L’idée qu’IBM abuserait d’une position dominante sur le marché des mainframe fait son chemin à la Commission européenne qui vient d’ouvrir deux enquêtes. L’une porte sur le couple serveur/OS, l’autre sur les services de maintenance. Big Blue se défend arguant d’un choix d’investissement lourd et risqué sur un marché de niche abandonné des autres fournisseurs. Et accuse Microsoft d’être à la manœuvre en arrière plan.

L’été européen s’annonce chaud pour IBM qui voit Bruxelles s’intéresser de près aux activités serveurs du groupe. La Commission Européenne vient ainsi d’annoncer l’ouverture de deux enquêtes formelles portant sur un abus de position dominante de Big Blue sur le marché des grands systèmes.

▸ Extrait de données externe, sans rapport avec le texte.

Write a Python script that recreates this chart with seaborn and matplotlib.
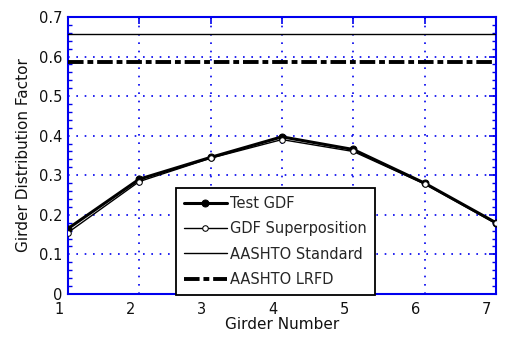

La première enquête fait suite à des plaintes déposées contre IBM par T3, un fabricant de compatibles mainframes, et TurboHercules, qui a développé un émulateur de grand système IBM fonctionnant sur plate-forme serveur Intel x86. Selon ces deux sociétés, IBM ferme l’accès au marché des mainframe en liant fortement machine et système d’exploitation, empêchant le déploiement d’alternatives.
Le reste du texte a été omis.